(Items from a dataset)
****
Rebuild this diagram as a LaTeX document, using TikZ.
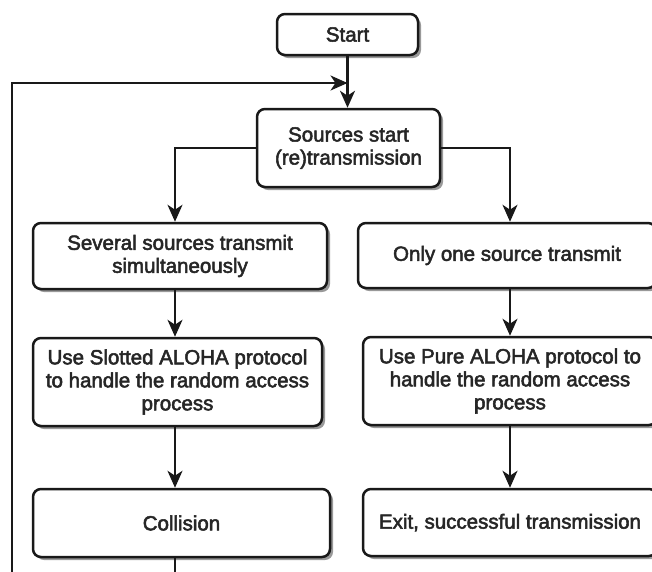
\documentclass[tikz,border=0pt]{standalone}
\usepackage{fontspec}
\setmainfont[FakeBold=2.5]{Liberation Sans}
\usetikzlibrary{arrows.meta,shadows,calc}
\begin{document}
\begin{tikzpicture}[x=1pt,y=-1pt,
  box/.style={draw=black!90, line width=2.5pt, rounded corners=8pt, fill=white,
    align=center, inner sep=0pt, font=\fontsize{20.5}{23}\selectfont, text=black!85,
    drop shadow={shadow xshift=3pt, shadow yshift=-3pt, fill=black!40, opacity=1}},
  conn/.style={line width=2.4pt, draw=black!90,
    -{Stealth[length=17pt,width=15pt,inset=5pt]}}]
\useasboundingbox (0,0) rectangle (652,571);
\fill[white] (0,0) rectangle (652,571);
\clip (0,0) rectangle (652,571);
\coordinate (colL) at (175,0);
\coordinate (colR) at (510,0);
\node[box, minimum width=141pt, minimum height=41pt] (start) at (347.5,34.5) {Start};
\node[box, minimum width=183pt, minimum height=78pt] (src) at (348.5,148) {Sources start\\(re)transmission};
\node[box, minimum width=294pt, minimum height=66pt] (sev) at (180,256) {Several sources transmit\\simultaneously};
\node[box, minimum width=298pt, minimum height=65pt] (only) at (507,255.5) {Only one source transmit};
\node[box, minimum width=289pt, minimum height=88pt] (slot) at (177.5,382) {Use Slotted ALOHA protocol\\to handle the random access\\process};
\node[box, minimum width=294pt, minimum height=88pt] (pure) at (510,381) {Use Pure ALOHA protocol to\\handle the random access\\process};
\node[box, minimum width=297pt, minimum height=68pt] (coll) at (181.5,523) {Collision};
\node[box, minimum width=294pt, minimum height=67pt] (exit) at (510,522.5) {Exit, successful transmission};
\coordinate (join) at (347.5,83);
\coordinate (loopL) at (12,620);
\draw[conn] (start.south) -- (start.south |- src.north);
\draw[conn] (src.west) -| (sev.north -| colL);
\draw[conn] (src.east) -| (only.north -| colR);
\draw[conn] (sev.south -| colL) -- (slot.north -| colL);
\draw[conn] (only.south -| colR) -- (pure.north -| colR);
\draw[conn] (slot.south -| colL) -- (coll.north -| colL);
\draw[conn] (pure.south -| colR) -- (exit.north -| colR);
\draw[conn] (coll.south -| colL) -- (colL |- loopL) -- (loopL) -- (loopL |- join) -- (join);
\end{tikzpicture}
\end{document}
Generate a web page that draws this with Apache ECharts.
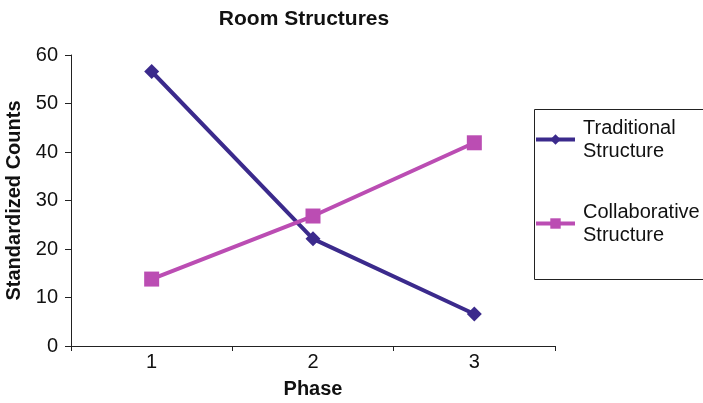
****
■ **EXERCISE REQUIREMENTS**
Reproduce each entry precisely, dropping only the pictures.

■ **EXERCISE RESPONSE**
Rebuild this diagram as a LaTeX document, using TikZ.
\documentclass[tikz,border=0pt]{standalone}
\usepackage{fontspec}
\setmainfont[FakeBold=2.5]{Liberation Sans}
\usetikzlibrary{arrows.meta,shadows,calc}
\begin{document}
\begin{tikzpicture}[x=1pt,y=-1pt,
  box/.style={draw=black!90, line width=2.5pt, rounded corners=8pt, fill=white,
    align=center, inner sep=0pt, font=\fontsize{20.5}{23}\selectfont, text=black!85,
    drop shadow={shadow xshift=3pt, shadow yshift=-3pt, fill=black!40, opacity=1}},
  conn/.style={line width=2.4pt, draw=black!90,
    -{Stealth[length=17pt,width=15pt,inset=5pt]}}]
\useasboundingbox (0,0) rectangle (652,571);
\fill[white] (0,0) rectangle (652,571);
\clip (0,0) rectangle (652,571);
\coordinate (colL) at (175,0);
\coordinate (colR) at (510,0);
\node[box, minimum width=141pt, minimum height=41pt] (start) at (347.5,34.5) {Start};
\node[box, minimum width=183pt, minimum height=78pt] (src) at (348.5,148) {Sources start\\(re)transmission};
\node[box, minimum width=294pt, minimum height=66pt] (sev) at (180,256) {Several sources transmit\\simultaneously};
\node[box, minimum width=298pt, minimum height=65pt] (only) at (507,255.5) {Only one source transmit};
\node[box, minimum width=289pt, minimum height=88pt] (slot) at (177.5,382) {Use Slotted ALOHA protocol\\to handle the random access\\process};
\node[box, minimum width=294pt, minimum height=88pt] (pure) at (510,381) {Use Pure ALOHA protocol to\\handle the random access\\process};
\node[box, minimum width=297pt, minimum height=68pt] (coll) at (181.5,523) {Collision};
\node[box, minimum width=294pt, minimum height=67pt] (exit) at (510,522.5) {Exit, successful transmission};
\coordinate (join) at (347.5,83);
\coordinate (loopL) at (12,620);
\draw[conn] (start.south) -- (start.south |- src.north);
\draw[conn] (src.west) -| (sev.north -| colL);
\draw[conn] (src.east) -| (only.north -| colR);
\draw[conn] (sev.south -| colL) -- (slot.north -| colL);
\draw[conn] (only.south -| colR) -- (pure.north -| colR);
\draw[conn] (slot.south -| colL) -- (coll.north -| colL);
\draw[conn] (pure.south -| colR) -- (exit.north -| colR);
\draw[conn] (coll.south -| colL) -- (colL |- loopL) -- (loopL) -- (loopL |- join) -- (join);
\end{tikzpicture}
\end{document}
Generate a web page that draws this with Apache ECharts.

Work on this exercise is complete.